In 6 percent of cases, the same deed of trust to a property was assigned to two or more different entities, raising questions about which of them actually had the right to foreclose. Many of the foreclosures that were scrutinized showed gaps in the chain of title, the report said, indicating that written transfers from the original owner to the entity currently claiming to own the deed of trust have disappeared.

While Phil Ting is optimistic that there will be follow through and action, one can easily reach the opposite conclusion. First, the intent of the settlement is to collect money, impose new servicing standards, which like past servicing standards will not be met, and also go after some additional cases with great fanfare to create the impression that the officialdom is Doing Something. The goal is to preserve the system, based on the deeply flawed premise that all that is needed is yet another consent decree and more serious looking fines and servicers will toe the line.

But look at the report findings. Almost no foreclosures were conducted properly. One cause is the issue we have been writing about for nearly two years: the failure of the parties to the original securitization to convey notes properly to the securitization trusts. That failure can’t be remedied at this late date, so the only way to create the appearance that the trust has the right to foreclose is either by filing improper documents and hoping no one notices, or document fabrication and forgeries.

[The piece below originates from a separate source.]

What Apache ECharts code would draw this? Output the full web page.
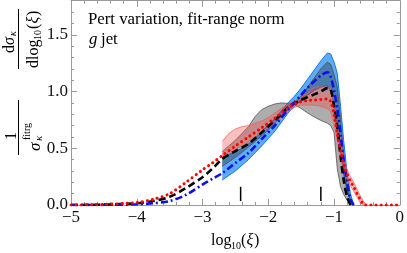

The second is that servicers can’t afford to meet the servicing standards set forth in the consent decrees. They’d go bankrupt. Various regulators have been promulgating the same standards since the FTC consent decree with Fairbanks in 2003, and the industry has NEVER been able to meet them. Enforcement is lax, and violations are simply rolled into new consent decrees. See this, for example, this announcement from the Office of the Comptroller of the Currency last week:

In the agreements in principle struck by the OCC with these mortgage servicers, the servicers do not contest the OCC’s ability to impose penalties aggregating $394 million, and the OCC agrees to hold in abeyance imposition of such penalties provided the servicers make payments and take other actions under the federal-state settlement with a value equal to at least the penalty amounts that each servicer acknowledges that the OCC could impose.

I also have to note that Paul Jackson of Housing Wire has attacked the Morgenson piece on Twitter, attempting to smear the authors of the underlying report and accusing Morgenson of sloppy fact checking. Jackson (pjackson) has put up a manic 17 tweets. That’s a cowardly way to take issue with a piece, but this approach allows him to make various ad hominem salvos when a putting them in a more conventional format would expose that he has no substantive argument. His efforts to attack the report’s authors don’t really land a blow.